Note that many of the fungarium preprocessing tools were created primarily for use with MyCoPortal data which is in verbatim format (i.e., unaltered from the format it was in, when received from the data provider). These functions can be used with GBIF data as well, but be aware that GBIF using its own processing tools to fix issues (i.e., interpretation) within each record. To circumvent GBIF processing and use fungarium processing tools on your data instead, use the “verbatim” data file within the Darwwin Core Archive downloaded from GBIF. This file should not contain GBIF interpretations.

1.2 Getting started

1.2.1 Installing fungarium

install.packages("remotes") #install 'remotes' (if not already installed)
remotes::install_github("hjsimpso/fungarium@*release") #install the latest fungarium release

1.2.2 Retrieving MyCoPortal data

Fungal collection/observation data can be retrieved from the MyCoPortal using mycoportal_tab within R or by manually downloading data from the MyCoPortal web interface at https://mycoportal.org.

1.2.2.1 mycoportal_tab

mycoportal_tab removed from package as of v2.0.0. Function was too difficult to maintain due to the instability of the mycoportal.org webpage layout. If mycoportal.org ever implements a true API, this function may return. Mycoportal records can still be downloaded manually from mycoportal.org

1.2.2.2 MyCoPortal web interface

MyCoPortal data sets can be downloaded using the web interface at https://mycoportal.org. Various query parameters (e.g., taxon, country, year, etc.) can be used to select records of interest. When selecting download preferences, uncheck “Compressed ZIP file” then select “Darwin Core” for Structure, Tab Delimited” for File Format and “UTF-8 (unicode)” for Character Set. These file settings are necessary for data processing tools in the fungarium package to work properly. Downloaded data sets can be imported into R via read.delim or data.table::fread.
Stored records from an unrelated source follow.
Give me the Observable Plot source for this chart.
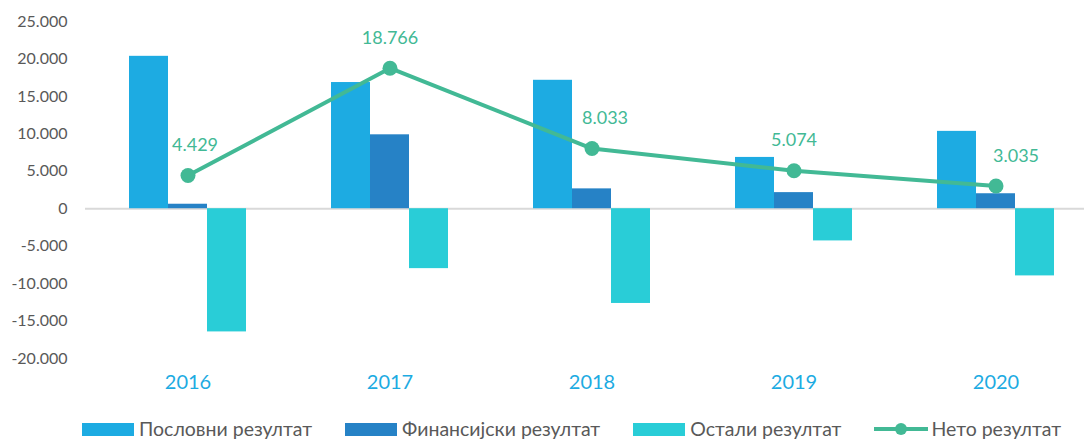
<!DOCTYPE html>
<html>
<head>
<meta charset="utf-8">
<script src="https://cdn.jsdelivr.net/npm/d3@7"></script>
<script src="https://cdn.jsdelivr.net/npm/@observablehq/plot@0.6"></script>
<style>
  html, body { margin: 0; padding: 0; background: #fff; overflow: hidden; }
  #wrap { position: relative; width: 1084px; height: 441px; }
  #legend { position: absolute; left: 82px; top: 419px; display: flex; align-items: center; gap: 33px;
            font-family: Lato, "Open Sans", sans-serif; font-size: 19.5px; color: #595959; white-space: nowrap; line-height: 20px; }
  .item { display: flex; align-items: center; gap: 5px; }
  .sw { width: 52px; height: 13px; display: inline-block; }
</style>
</head>
<body>
<div id="wrap">
  <div id="chart"></div>
  <div id="legend"></div>
</div>
<script>
const years = ["2016", "2017", "2018", "2019", "2020"];
const poslovni = [20350, 16850, 17150, 6850, 10330];
const finansijski = [600, 9870, 2650, 2150, 2000];
const ostali = [-16450, -8000, -12650, -4300, -8970];
const neto = [4429, 18766, 8033, 5074, 3035];
const yTicks = [-20000, -15000, -10000, -5000, 0, 5000, 10000, 15000, 20000, 25000];
const seriesNames = ["Пословни резултат", "Финансијски резултат", "Остали резултат", "Нето резултат"];

const colors = ["#1DABE2", "#2682C6", "#29CDD7", "#42B995"];
const labelDx = [7, 0, 13, 0, 20];

const loc = d3.formatLocale({decimal: ",", thousands: ".", grouping: [3], currency: ["", ""], minus: "-"});
const fmt = loc.format(",d");

const table = years.map((year, i) => ({
  year, posl: poslovni[i], fin: finansijski[i], ost: ostali[i], neto: neto[i]
}));

const labelMarks = table.map((d, i) =>
  Plot.text([d], {x: "year", y: "neto", text: d => fmt(d.neto), dy: -30, dx: labelDx[i],
    fill: colors[3], fontSize: 18, fontFamily: "Lato"}));

const chart = Plot.plot({
  width: 1084,
  height: 400,
  marginLeft: 85,
  marginRight: 0,
  marginTop: 21,
  marginBottom: 42,
  style: {fontFamily: "Lato, 'Open Sans', sans-serif", background: "#fff"},
  x: {type: "band", domain: years, range: [85, 1098], paddingInner: 0.807, paddingOuter: 0.4035, axis: null},
  y: {domain: [-20000, 25000], axis: null},
  marks: [
    Plot.axisY(yTicks, {tickSize: 0, tickPadding: 18, tickFormat: fmt, fontSize: 16, fill: "#595959", label: null}),
    Plot.axisX(years, {tickSize: 0, tickPadding: 16, fontSize: 20, fill: "#1DABE2", label: null}),
    Plot.ruleY([0], {stroke: "#D9D9D9", strokeWidth: 2}),
    Plot.barY(table, {x: "year", y: "posl", fill: colors[0], dx: -39}),
    Plot.barY(table, {x: "year", y: "fin", fill: colors[1]}),
    Plot.barY(table, {x: "year", y: "ost", fill: colors[2], dx: 39}),
    Plot.line(table, {x: "year", y: "neto", stroke: colors[3], strokeWidth: 4}),
    Plot.dot(table, {x: "year", y: "neto", r: 7.5, fill: colors[3]}),
    ...labelMarks
  ]
});
document.getElementById("chart").appendChild(chart);

const legend = document.getElementById("legend");
seriesNames.forEach((name, i) => {
  const item = document.createElement("div");
  item.className = "item";
  if (i < 3) {
    item.innerHTML = `<span class="sw" style="background:${colors[i]}"></span><span>${name}</span>`;
  } else {
    item.innerHTML = `<svg width="54" height="14"><line x1="0" x2="54" y1="7" y2="7" stroke="${colors[3]}" stroke-width="4"/><circle cx="27" cy="7" r="6" fill="${colors[3]}"/></svg><span style="margin-left:-2px">${name}</span>`;
  }
  legend.appendChild(item);
});
</script>
</body>
</html>
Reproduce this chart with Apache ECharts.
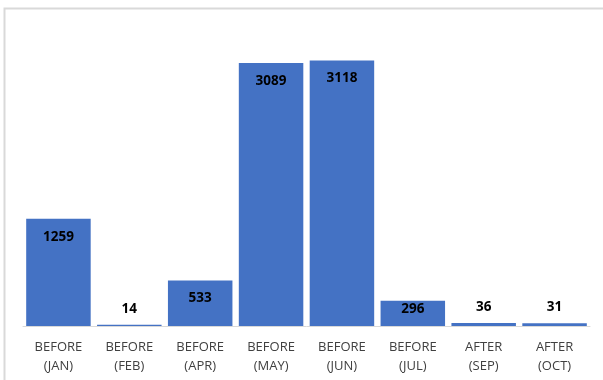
<!DOCTYPE html>
<html>
<head>
<meta charset="utf-8">
<script src="https://cdn.jsdelivr.net/npm/echarts@6/dist/echarts.min.js"></script>
<style>
html, body { margin: 0; padding: 0; background: #ffffff; }
#chart { width: 603px; height: 380px; }
</style>
</head>
<body>
<div id="chart"></div>
<script>
// Monthly counts before / after
const categories = ['BEFORE\n(JAN)', 'BEFORE\n(FEB)', 'BEFORE\n(APR)', 'BEFORE\n(MAY)', 'BEFORE\n(JUN)', 'BEFORE\n(JUL)', 'AFTER\n(SEP)', 'AFTER\n(OCT)'];
const counts = [1259, 14, 533, 3089, 3118, 296, 36, 31];

// Label placement: tall bars hold the label inside, short ones sit it on the bar top,
// tiny ones put it above
function labelFor(v) {
  if (v >= 400) return { position: 'insideTop', distance: 11 };
  if (v >= 150) return { position: 'insideTop', distance: 1 };
  return { position: 'top', distance: 9 };
}

const chart = echarts.init(document.getElementById('chart'), null, { renderer: 'canvas' });

chart.setOption({
  backgroundColor: '#ffffff',
  animation: false,
  graphic: [{
    type: 'rect',
    shape: { x: 4.5, y: 8.5, width: 620, height: 400 },
    style: { fill: 'none', stroke: '#d9d9d9', lineWidth: 2 },
    silent: true
  }],
  grid: { left: 23, right: 13, top: 28, bottom: 54 },
  xAxis: {
    type: 'category',
    data: categories,
    axisLine: { lineStyle: { color: '#d9d9d9', width: 1 } },
    axisTick: { show: false },
    axisLabel: {
      color: '#404040',
      fontFamily: '"Open Sans", sans-serif',
      fontSize: 13,
      lineHeight: 19,
      margin: 12,
      interval: 0
    }
  },
  yAxis: {
    type: 'value',
    min: 0,
    max: 3500,
    show: false,
    splitLine: { show: false }
  },
  series: [{
    type: 'bar',
    barCategoryGap: '9%',
    data: counts.map(v => ({ value: v, label: labelFor(v) })),
    itemStyle: { color: '#4472c4' },
    label: {
      show: true,
      color: '#000000',
      fontWeight: 'bold',
      fontSize: 13.5,
      fontFamily: '"Open Sans", sans-serif'
    }
  }]
});
</script>
</body>
</html>
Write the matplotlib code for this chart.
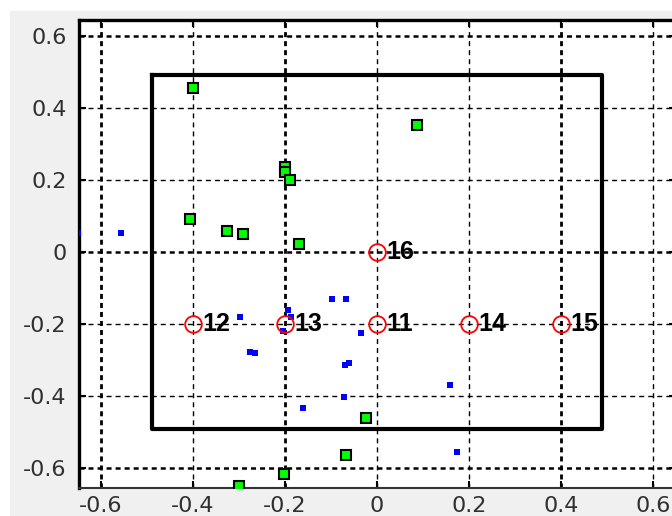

1.2.3 Retrieving GBIF data

Fungal collection/observation data can be retrieved from GBIF using the web interface at https://www.gbif.org/. To take advance of fungarium processing tools, download your data sets in Darwin Core Archive format and use the “verbatim” data file within the archive. In some cases, you may also be able to retrieve records from within R using the rgbif package (see package details).